The dessert menu is all-out wizardry. Cheesecake without eggs? Jones pulls it off, along with a Key lime concoction made with avocado and topped with an ultra silky whipped cream made from boiled raw cashews sweetened with agave.
WHAT WE DIDN'T LIKE
SB: The hard-edged, industrial decor with cold metal tables. The only color in the place was a single pink bloom on each table. Striking, yes, but not warm.
Also, I felt the menu had a bit too much emphasis on the faux meat. I'd like to see a couple more traditional vegetarian dishes focusing on beans, legumes and grains.
JM: Soy milk in my coffee. Cream from a bean just doesn't compare with cream from a cow.
Also, only whole-wheat pasta is served, so don't be surprised with the dull grayish hue of some of the pasta dishes.
RECOMMENDATIONS
SB: Vegetarians and vegans — shout hallelujah and beat a path to this door. Carnivores — I promise you'll find many dishes to love on this menu. First-time visitors — order several dishes and share. It's a great way to dabble your toes in a new cuisine.

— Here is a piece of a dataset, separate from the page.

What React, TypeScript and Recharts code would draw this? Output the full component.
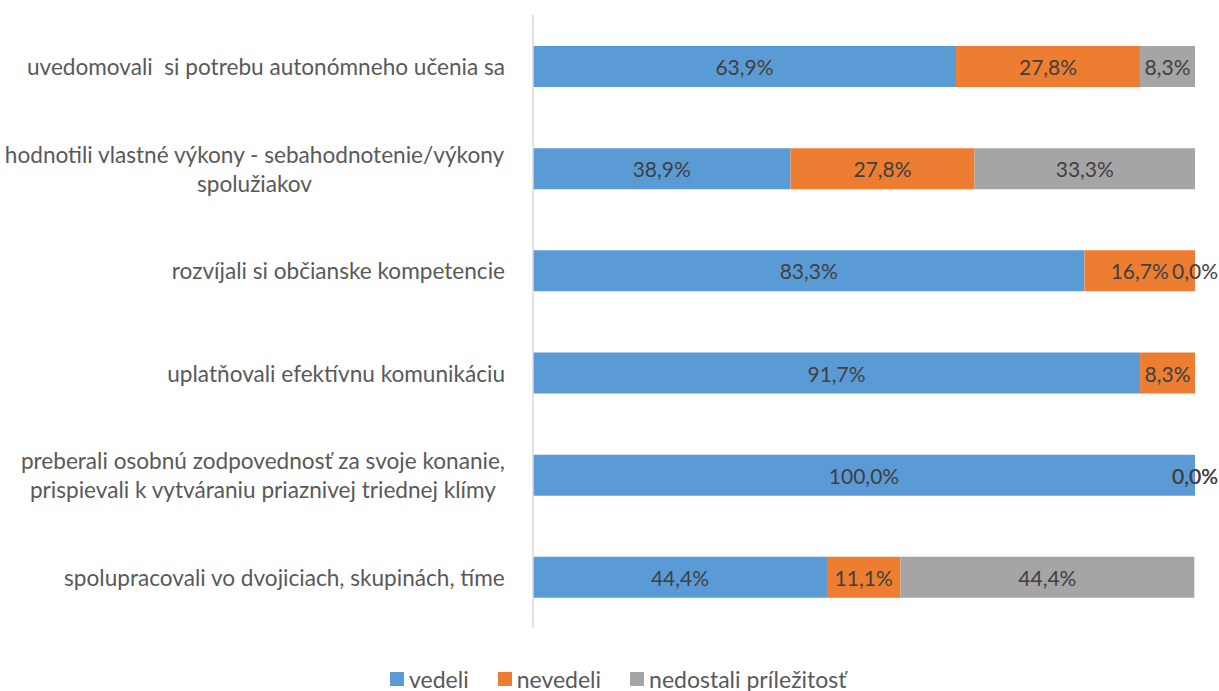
import { BarChart, Bar, XAxis, YAxis, LabelList, Legend } from "recharts";

// categories top to bottom, "\n" marks the line break used in the original
const categories = [
  "uvedomovali  si potrebu autonómneho učenia sa",
  "hodnotili vlastné výkony - sebahodnotenie/výkony\nspolužiakov",
  "rozvíjali si občianske kompetencie",
  "uplatňovali efektívnu komunikáciu",
  "preberali osobnú zodpovednosť za svoje konanie,\nprispievali k vytváraniu priaznivej triednej klímy",
  "spolupracovali vo dvojiciach, skupinách, tíme",
];
const vedeli = [63.9, 38.9, 83.3, 91.7, 100.0, 44.4];
const nevedeli = [27.8, 27.8, 16.7, 8.3, 0.0, 11.1];
const nedostali = [8.3, 33.3, 0.0, null, 0.0, 44.4];

const seriesNames = ["vedeli", "nevedeli", "nedostali príležitosť"];
const seriesKeys = ["vedeli", "nevedeli", "nedostali"];
const seriesColors = ["#5B9BD5", "#ED7D31", "#A5A5A5"];
const seriesValues = [vedeli, nevedeli, nedostali];

const data = categories.map((name, i) => ({
  name,
  vedeli: vedeli[i],
  nevedeli: nevedeli[i],
  nedostali: nedostali[i],
}));

const FONT = "Lato, 'Noto Sans', sans-serif";
const TICK_SIZE = 22.6;
const LABEL_SIZE = 21;

let ctx: CanvasRenderingContext2D | null = null;
function textWidth(s: string) {
  if (!ctx) ctx = document.createElement("canvas").getContext("2d");
  if (!ctx) return s.length * 10;
  ctx.font = `${TICK_SIZE}px Lato`;
  return ctx.measureText(s).width;
}

function CategoryTick(props: any) {
  const { x, y, payload } = props;
  const lines: string[] = String(payload.value).split("\n");
  const w = Math.max(...lines.map(textWidth));
  const cx = x - 28 - w / 2;
  const lh = 29;
  const top = y - ((lines.length - 1) * lh) / 2;
  return (
    <text
      x={cx}
      y={top}
      textAnchor="middle"
      dominantBaseline="central"
      fill="#595959"
      fontSize={TICK_SIZE}
      fontFamily={FONT}
      xmlSpace="preserve"
      style={{ whiteSpace: "pre" }}
    >
      {lines.map((l, i) => (
        <tspan key={i} x={cx} y={top + i * lh}>
          {l}
        </tspan>
      ))}
    </text>
  );
}

const fmt = (v: number) => `${v.toFixed(1).replace(".", ",")}%`;

// row index of a bar entry, used as the label "value"
const rowOf = (row: any) => categories.indexOf(row.name);

// own label centred in the segment; zero segments that follow get their
// label at the end of this one (Recharts skips empty stacked rects)
function makeLabel(k: number) {
  return (props: any) => {
    const vb = props.viewBox ?? props;
    const { x, y, width, height } = vb;
    const idx = Number(props.value);
    const v = seriesValues[k][idx];
    if (!v) return null;
    const cy = y + height / 2;
    const out = [
      <text
        key="own"
        x={x + width / 2}
        y={cy}
        textAnchor="middle"
        dominantBaseline="central"
        fill="#404040"
        fontSize={LABEL_SIZE}
        fontFamily={FONT}
      >
        {fmt(v)}
      </text>,
    ];
    for (let j = k + 1; j < seriesValues.length && seriesValues[j][idx] === 0; j++) {
      out.push(
        <text
          key={`z${j}`}
          x={x + width}
          y={cy}
          textAnchor="middle"
          dominantBaseline="central"
          fill="#404040"
          fontSize={LABEL_SIZE}
          fontFamily={FONT}
        >
          {fmt(0)}
        </text>
      );
    }
    return <g>{out}</g>;
  };
}

function LegendRow() {
  return (
    <div
      style={{
        display: "flex",
        alignItems: "center",
        height: 24,
        paddingLeft: 390,
        fontFamily: FONT,
        fontSize: 23,
        color: "#595959",
      }}
    >
      {seriesNames.map((n, i) => (
        <div key={n} style={{ display: "flex", alignItems: "center", marginRight: 29 }}>
          <span
            style={{
              display: "inline-block",
              width: 14,
              height: 14,
              background: seriesColors[i],
              marginRight: 5,
            }}
          />
          <span>{n}</span>
        </div>
      ))}
    </div>
  );
}

export default function App() {
  return (
    <div style={{ position: "absolute", left: 0, top: 0, background: "#fff" }}>
      <BarChart
        width={1219}
        height={691}
        data={data}
        layout="vertical"
        barSize={41}
        margin={{ top: 15, right: 24, bottom: 39, left: 0 }}
      >
        <XAxis type="number" domain={[0, 100]} hide />
        <YAxis
          type="category"
          dataKey="name"
          width={533}
          axisLine={{ stroke: "#D9D9D9", strokeWidth: 1.5 }}
          tickLine={false}
          tickSize={0}
          tickMargin={0}
          tick={<CategoryTick />}
          interval={0}
        />
        <Legend
          verticalAlign="bottom"
          content={<LegendRow />}
          wrapperStyle={{ left: 0, width: 1219, bottom: 0, height: 24 }}
        />
        {seriesKeys.map((key, k) => (
          <Bar
            key={key}
            dataKey={key}
            name={seriesNames[k]}
            stackId="a"
            fill={seriesColors[k]}
            isAnimationActive={false}
          >
            <LabelList dataKey={rowOf} content={makeLabel(k)} />
          </Bar>
        ))}
      </BarChart>
    </div>
  );
}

JM: You know the salads will be good, so go outside the box. Try the edamame for sure. Or whole grilled artichokes with faux Parmesan for $10, or Tuscan fries with rosemary soy butter and tofu ricotta for $6. Want to sample lots of things? For $16, you can choose four sides. Also, make reservations on weekends.
VEGITERRANEAN
Northside Lofts, 21 Furnace St., Akron, OH
www.vegiterranean.com
(330)374-5550
Hours: Lunch, Monday-Friday, 11 a.m. to 3 p.m. Dinner, Monday-Saturday, 5 to 10 p.m.; bar open until 1 a.m.
Menu:
Italian banana peppers filled with fresh herb risotto and soy mozarella with fresh basil lime sauce, $8.

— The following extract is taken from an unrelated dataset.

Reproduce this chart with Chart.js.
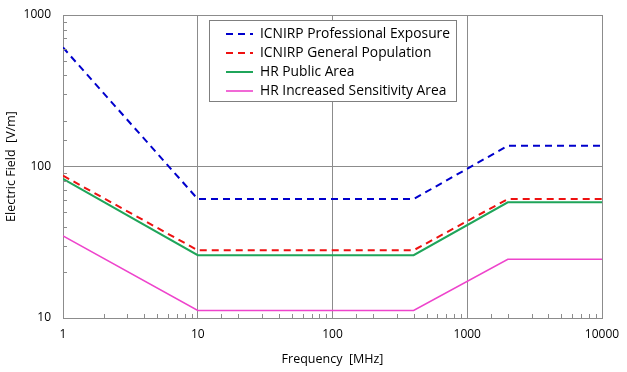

Fresh vegetables in tempura batter served with sweet basil chili sauce, $8.
Field greens, sundried cherries, candied walnuts, vegan cheeses with warm balsamic and orange blossom vinaigrette, $8.
Penne gratin with cashew cream, leeks, wild mushrooms and asparagus, topped with toasted pine nuts and rawmesan (non-dairy Parmesan), $12.
Chicken picatta with lemon white wine caper and soy butter sauce, served with braised greens and olive oil white bean mashed potatoes, $16.